What needs to be done: Reproduce the listing below word for word, with no pictures.

Dataset section:
● ● ● ●
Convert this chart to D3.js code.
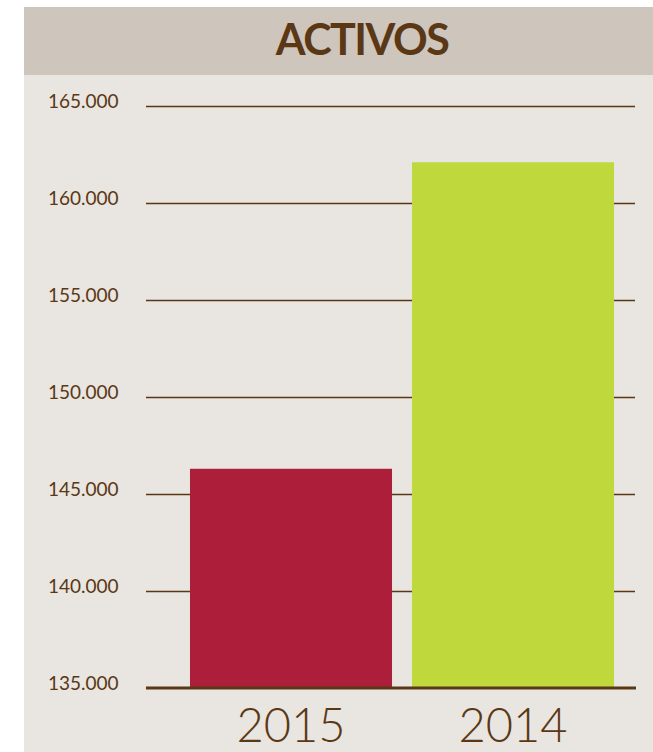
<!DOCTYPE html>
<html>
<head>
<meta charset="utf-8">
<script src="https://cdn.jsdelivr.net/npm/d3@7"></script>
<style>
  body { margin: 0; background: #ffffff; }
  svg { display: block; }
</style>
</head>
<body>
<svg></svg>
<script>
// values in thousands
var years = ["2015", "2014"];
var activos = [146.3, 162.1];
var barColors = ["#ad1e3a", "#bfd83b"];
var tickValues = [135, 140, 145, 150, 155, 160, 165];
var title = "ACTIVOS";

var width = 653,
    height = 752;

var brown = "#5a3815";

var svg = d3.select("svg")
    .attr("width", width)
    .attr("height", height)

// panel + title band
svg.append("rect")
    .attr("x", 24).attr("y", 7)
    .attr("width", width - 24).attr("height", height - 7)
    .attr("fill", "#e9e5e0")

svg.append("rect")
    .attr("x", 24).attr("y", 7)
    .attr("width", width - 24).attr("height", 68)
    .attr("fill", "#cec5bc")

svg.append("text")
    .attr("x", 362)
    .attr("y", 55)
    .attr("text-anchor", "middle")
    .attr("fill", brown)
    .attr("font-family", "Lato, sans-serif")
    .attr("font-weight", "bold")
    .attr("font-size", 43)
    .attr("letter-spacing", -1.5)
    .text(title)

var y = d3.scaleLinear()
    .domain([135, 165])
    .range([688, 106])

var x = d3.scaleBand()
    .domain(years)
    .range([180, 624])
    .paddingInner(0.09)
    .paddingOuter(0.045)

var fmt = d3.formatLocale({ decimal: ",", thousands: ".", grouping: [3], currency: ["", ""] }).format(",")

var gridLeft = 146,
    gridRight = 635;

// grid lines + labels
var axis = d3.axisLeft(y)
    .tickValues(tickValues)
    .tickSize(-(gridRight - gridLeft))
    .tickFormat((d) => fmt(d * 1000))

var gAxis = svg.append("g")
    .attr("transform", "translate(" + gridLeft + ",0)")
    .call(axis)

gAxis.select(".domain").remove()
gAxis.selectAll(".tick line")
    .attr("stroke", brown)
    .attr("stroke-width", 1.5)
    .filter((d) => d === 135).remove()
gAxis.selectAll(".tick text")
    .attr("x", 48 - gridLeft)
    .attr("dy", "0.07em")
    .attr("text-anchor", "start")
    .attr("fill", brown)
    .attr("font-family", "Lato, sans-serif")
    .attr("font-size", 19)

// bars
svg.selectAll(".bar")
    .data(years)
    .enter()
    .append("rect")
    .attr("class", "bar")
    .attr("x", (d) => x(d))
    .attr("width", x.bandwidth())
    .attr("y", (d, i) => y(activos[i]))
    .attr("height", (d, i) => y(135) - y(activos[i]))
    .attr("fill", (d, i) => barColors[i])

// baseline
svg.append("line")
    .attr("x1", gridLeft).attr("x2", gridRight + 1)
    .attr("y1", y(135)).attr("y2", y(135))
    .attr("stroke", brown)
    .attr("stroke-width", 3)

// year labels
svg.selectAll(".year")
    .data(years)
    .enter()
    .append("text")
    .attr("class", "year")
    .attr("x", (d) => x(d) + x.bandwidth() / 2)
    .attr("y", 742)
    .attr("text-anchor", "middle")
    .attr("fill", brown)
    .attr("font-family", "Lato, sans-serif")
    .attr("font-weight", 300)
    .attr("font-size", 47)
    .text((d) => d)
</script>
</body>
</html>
● ● ● ●
Solution:
Convert this chart to D3.js code.
<!DOCTYPE html>
<html>
<head>
<meta charset="utf-8">
<script src="https://cdn.jsdelivr.net/npm/d3@7"></script>
<style>
  body { margin: 0; background: #ffffff; }
  svg { display: block; }
</style>
</head>
<body>
<svg></svg>
<script>
// values in thousands
var years = ["2015", "2014"];
var activos = [146.3, 162.1];
var barColors = ["#ad1e3a", "#bfd83b"];
var tickValues = [135, 140, 145, 150, 155, 160, 165];
var title = "ACTIVOS";

var width = 653,
    height = 752;

var brown = "#5a3815";

var svg = d3.select("svg")
    .attr("width", width)
    .attr("height", height)

// panel + title band
svg.append("rect")
    .attr("x", 24).attr("y", 7)
    .attr("width", width - 24).attr("height", height - 7)
    .attr("fill", "#e9e5e0")

svg.append("rect")
    .attr("x", 24).attr("y", 7)
    .attr("width", width - 24).attr("height", 68)
    .attr("fill", "#cec5bc")

svg.append("text")
    .attr("x", 362)
    .attr("y", 55)
    .attr("text-anchor", "middle")
    .attr("fill", brown)
    .attr("font-family", "Lato, sans-serif")
    .attr("font-weight", "bold")
    .attr("font-size", 43)
    .attr("letter-spacing", -1.5)
    .text(title)

var y = d3.scaleLinear()
    .domain([135, 165])
    .range([688, 106])

var x = d3.scaleBand()
    .domain(years)
    .range([180, 624])
    .paddingInner(0.09)
    .paddingOuter(0.045)

var fmt = d3.formatLocale({ decimal: ",", thousands: ".", grouping: [3], currency: ["", ""] }).format(",")

var gridLeft = 146,
    gridRight = 635;

// grid lines + labels
var axis = d3.axisLeft(y)
    .tickValues(tickValues)
    .tickSize(-(gridRight - gridLeft))
    .tickFormat((d) => fmt(d * 1000))

var gAxis = svg.append("g")
    .attr("transform", "translate(" + gridLeft + ",0)")
    .call(axis)

gAxis.select(".domain").remove()
gAxis.selectAll(".tick line")
    .attr("stroke", brown)
    .attr("stroke-width", 1.5)
    .filter((d) => d === 135).remove()
gAxis.selectAll(".tick text")
    .attr("x", 48 - gridLeft)
    .attr("dy", "0.07em")
    .attr("text-anchor", "start")
    .attr("fill", brown)
    .attr("font-family", "Lato, sans-serif")
    .attr("font-size", 19)

// bars
svg.selectAll(".bar")
    .data(years)
    .enter()
    .append("rect")
    .attr("class", "bar")
    .attr("x", (d) => x(d))
    .attr("width", x.bandwidth())
    .attr("y", (d, i) => y(activos[i]))
    .attr("height", (d, i) => y(135) - y(activos[i]))
    .attr("fill", (d, i) => barColors[i])

// baseline
svg.append("line")
    .attr("x1", gridLeft).attr("x2", gridRight + 1)
    .attr("y1", y(135)).attr("y2", y(135))
    .attr("stroke", brown)
    .attr("stroke-width", 3)

// year labels
svg.selectAll(".year")
    .data(years)
    .enter()
    .append("text")
    .attr("class", "year")
    .attr("x", (d) => x(d) + x.bandwidth() / 2)
    .attr("y", 742)
    .attr("text-anchor", "middle")
    .attr("fill", brown)
    .attr("font-family", "Lato, sans-serif")
    .attr("font-weight", 300)
    .attr("font-size", 47)
    .text((d) => d)
</script>
</body>
</html>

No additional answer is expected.